When a face doesn’t tell the whole story


I see familiar faces now–on my morning run, at the library, in the grocery store. I know we have some sort of shared history, but I can’t always place it. Did our children share a teacher? A dance lesson? Did that woman try to strong-arm me into joining the PTO? Did that fella deliver my pizza? I often wonder what is different about their lives, three years after we said goodbye and moved across the ocean.

I bumped into an old church friend at the donut shop. Two years ago, she survived a life and death fight with breast cancer. Another friend went back to work full-time. And another launched two church campuses. My mother-in-law lost her husband. My parents moved across the country twice. My former house, the one where I nursed my last baby in the wee hours of the night, has a new car parked in the driveway. One friend’s father has been slowly dying all of these years, while my sister-in-law birthed her fifth baby. My daughter’s friends now look down from the great heights of teenage limbs when they talk to me. They notice boys.
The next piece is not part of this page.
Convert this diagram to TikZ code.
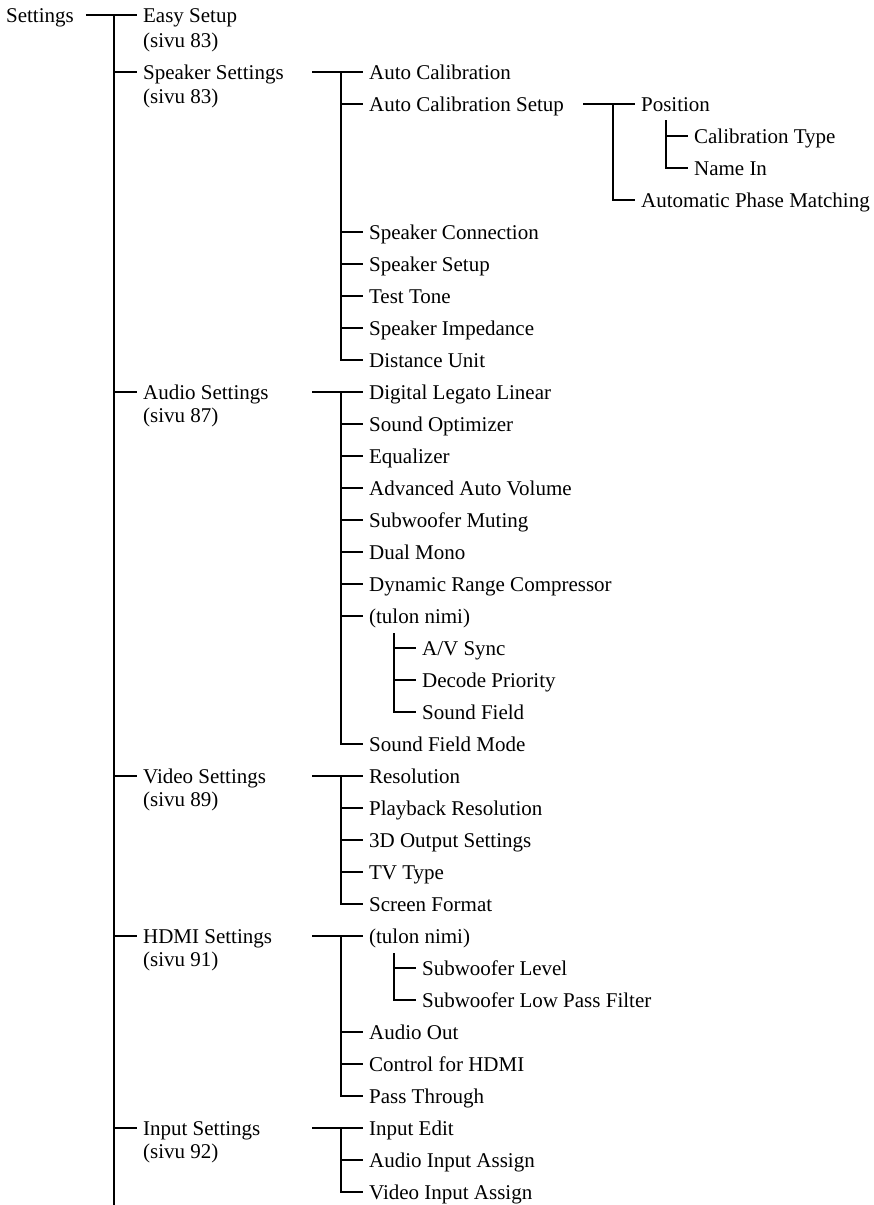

It’s easy for me to believe I have had the greater good, the greater change, the more unique life experience. It’s easy for me to believe this because I have cleaned the dirt of countless cities off my feet, and I have stood at the top of the world and bathed in the lowest spot on earth, and I have raised my family apart from the comforts of family and life-long friends. And in believing it, I fool myself into thinking that my experiences over the last few years are more valid, somehow more worthy of remembering than the years lining the “sort-of familiar” face I saw at the local park. I’d like to believe that she spent three years sipping lattes at Starbucks and shopping the aisles at Target, while I spent that time scratching my itch to wander all over the world.

These are the quiet lies I tell myself. The truth is, while I wandered, and secretly dreamt of shopping those very same aisles, a few of the people we left behind looked death square in the eye and said, “Not today, Sir.” Some scattered ashes into the air, taking flight along with them. Others labored and bore down and screamed new life into this tired earth. Some grew and others faded. A few said yes, and others learned how to say no.

These are the quiet truths I must remind myself when I see them. Many of these familiar faces have found the light and beauty and midnight depths of the universe in their own back yard, and the truth is I might find it here too.